>> Begin

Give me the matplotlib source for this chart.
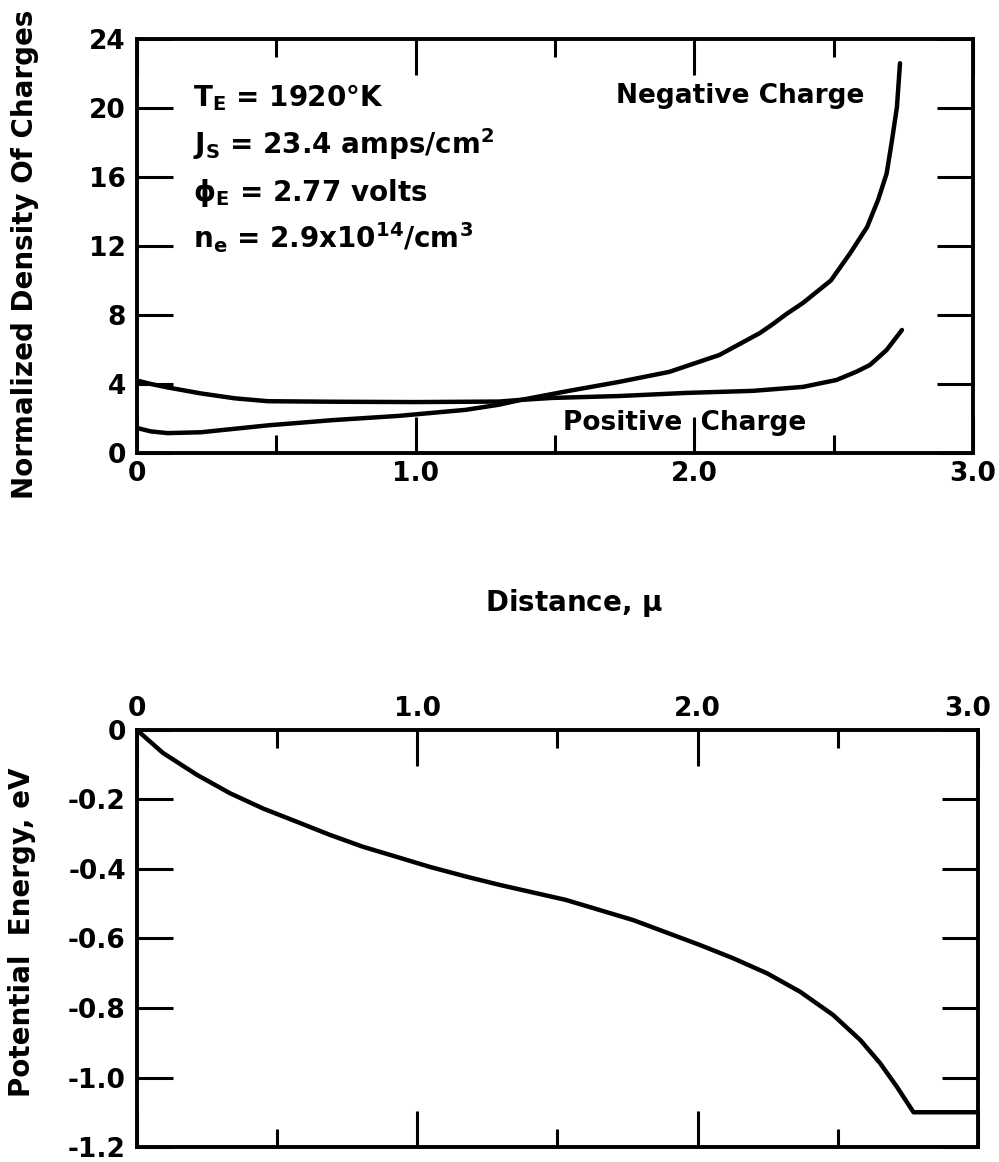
import matplotlib.pyplot as plt
from matplotlib.ticker import MultipleLocator
from matplotlib.transforms import ScaledTranslation

plt.rcParams['font.family'] = ['DejaVu Sans']
plt.rcParams['font.weight'] = 'bold'
plt.rcParams['mathtext.default'] = 'bf'

# density of charges vs distance (microns)
neg_x = [0.0, 0.05, 0.11, 0.23, 0.47, 0.70, 0.94, 1.18, 1.30, 1.37, 1.55, 1.73,
         1.91, 2.09, 2.235, 2.28, 2.33, 2.39, 2.49, 2.56, 2.62, 2.66, 2.69,
         2.709, 2.727, 2.738]
neg_y = [1.45, 1.25, 1.15, 1.20, 1.60, 1.90, 2.15, 2.50, 2.80, 3.05, 3.60, 4.12,
         4.70, 5.68, 6.95, 7.45, 8.05, 8.70, 10.0, 11.6, 13.1, 14.7, 16.2,
         18.1, 20.06, 22.6]

pos_x = [0.0, 0.05, 0.11, 0.23, 0.35, 0.47, 0.70, 1.00, 1.30, 1.37, 1.49, 1.73,
         1.97, 2.21, 2.39, 2.51, 2.58, 2.63, 2.69, 2.745]
pos_y = [4.20, 4.00, 3.80, 3.45, 3.17, 3.00, 2.97, 2.95, 2.98, 3.07, 3.19, 3.30,
         3.48, 3.60, 3.83, 4.23, 4.70, 5.10, 5.97, 7.13]

# potential energy vs distance
pot_x = [0.0, 0.093, 0.214, 0.332, 0.45, 0.57, 0.689, 0.806, 0.926, 1.045, 1.18,
         1.295, 1.53, 1.77, 2.009, 2.127, 2.247, 2.365, 2.483, 2.58, 2.65, 2.71,
         2.77, 3.0]
pot_y = [0.0, -0.066, -0.129, -0.182, -0.226, -0.264, -0.302, -0.336, -0.365,
         -0.394, -0.423, -0.446, -0.489, -0.547, -0.619, -0.657, -0.700, -0.753,
         -0.820, -0.892, -0.958, -1.026, -1.100, -1.100]

dens_ticks = [0, 4, 8, 12, 16, 20, 24]
dist_ticks = [0, 1.0, 2.0, 3.0]
dist_labels = ['0', '1.0', '2.0', '3.0']
pot_ticks = [0, -0.2, -0.4, -0.6, -0.8, -1.0, -1.2]
pot_labels = ['0', '-0.2', '-0.4', '-0.6', '-0.8', '-1.0', '-1.2']

params = ['T$_E$ = 1920°K',
          'J$_S$ = 23.4 amps/cm$^2$',
          r'$\phi_E$ = 2.77 volts',
          'n$_e$ = 2.9x10$^{14}$/cm$^3$']

fig = plt.figure(figsize=(9.99, 11.62), dpi=100)
ax1 = fig.add_axes([0.137, 0.6102, 0.837, 0.3562])
ax2 = fig.add_axes([0.137, 0.0129, 0.842, 0.3589])

lw = 3.2
for ax in (ax1, ax2):
    for s in ax.spines.values():
        s.set_linewidth(2.8)
    ax.tick_params(which='both', direction='in', top=True, right=True,
                   width=2.2, labelsize=19)
    ax.tick_params(which='major', length=26)
    ax.tick_params(which='minor', length=13)
    ax.xaxis.set_minor_locator(MultipleLocator(0.5))

# upper panel
ax1.plot(neg_x, neg_y, color='black', lw=lw, solid_capstyle='round',
         solid_joinstyle='round')
ax1.plot(pos_x, pos_y, color='black', lw=lw, solid_capstyle='round',
         solid_joinstyle='round')
ax1.set_xlim(0, 3.0)
ax1.set_ylim(0, 24)
ax1.set_yticks(dens_ticks)
ax1.set_xticks(dist_ticks)
ax1.set_xticklabels(dist_labels)
ax1.tick_params(axis='x', pad=6)
ax1.tick_params(axis='y', pad=8)
for i, line in enumerate(params):
    ax1.text(0.2, 20.1 - i * 2.75, line, fontsize=20, fontweight='bold')
ax1.text(1.72, 20.3, 'Negative Charge', fontsize=19, fontweight='bold')
ax1.text(1.53, 1.75, 'Positive  Charge', fontsize=19, fontweight='bold',
         va='center')

# lower panel
ax2.plot(pot_x, pot_y, color='black', lw=lw, solid_capstyle='round',
         solid_joinstyle='round')
ax2.set_xlim(0, 3.0)
ax2.set_ylim(-1.2, 0)
ax2.set_yticks(pot_ticks)
ax2.set_yticklabels(pot_labels)
ax2.set_xticks(dist_ticks)
ax2.set_xticklabels(dist_labels)
ax2.tick_params(axis='x', labelbottom=False, labeltop=True, pad=6)
ax2.tick_params(axis='y', pad=8)

# pull the last top label in so it stays inside the figure
last = ax2.get_xticklabels(which='major')[-1]
last.set_transform(last.get_transform() +
                   ScaledTranslation(-0.1, 0, fig.dpi_scale_trans))

fig.text(0.025, 0.781, 'Normalized Density Of Charges', rotation=90,
         ha='center', va='center', fontsize=20, fontweight='bold')
fig.text(0.574, 0.481, r'Distance, $\mu$', ha='center', va='center',
         fontsize=20, fontweight='bold')
fig.text(0.022, 0.198, 'Potential  Energy, eV', rotation=90,
         ha='center', va='center', fontsize=20, fontweight='bold')

fig.savefig('out.png', dpi=100)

>> End

(WHAT YOU NEED TO DO)
Pictures are excluded: retype only the lines from the beginning of the listing above through the line with "3.48, 3.60, 3.83, 4.23, 4.70, 5.10, 5.97, 7.13]", both included.

(THE SOLUTION)
Give me the matplotlib source for this chart.
import matplotlib.pyplot as plt
from matplotlib.ticker import MultipleLocator
from matplotlib.transforms import ScaledTranslation

plt.rcParams['font.family'] = ['DejaVu Sans']
plt.rcParams['font.weight'] = 'bold'
plt.rcParams['mathtext.default'] = 'bf'

# density of charges vs distance (microns)
neg_x = [0.0, 0.05, 0.11, 0.23, 0.47, 0.70, 0.94, 1.18, 1.30, 1.37, 1.55, 1.73,
         1.91, 2.09, 2.235, 2.28, 2.33, 2.39, 2.49, 2.56, 2.62, 2.66, 2.69,
         2.709, 2.727, 2.738]
neg_y = [1.45, 1.25, 1.15, 1.20, 1.60, 1.90, 2.15, 2.50, 2.80, 3.05, 3.60, 4.12,
         4.70, 5.68, 6.95, 7.45, 8.05, 8.70, 10.0, 11.6, 13.1, 14.7, 16.2,
         18.1, 20.06, 22.6]

pos_x = [0.0, 0.05, 0.11, 0.23, 0.35, 0.47, 0.70, 1.00, 1.30, 1.37, 1.49, 1.73,
         1.97, 2.21, 2.39, 2.51, 2.58, 2.63, 2.69, 2.745]
pos_y = [4.20, 4.00, 3.80, 3.45, 3.17, 3.00, 2.97, 2.95, 2.98, 3.07, 3.19, 3.30,
         3.48, 3.60, 3.83, 4.23, 4.70, 5.10, 5.97, 7.13]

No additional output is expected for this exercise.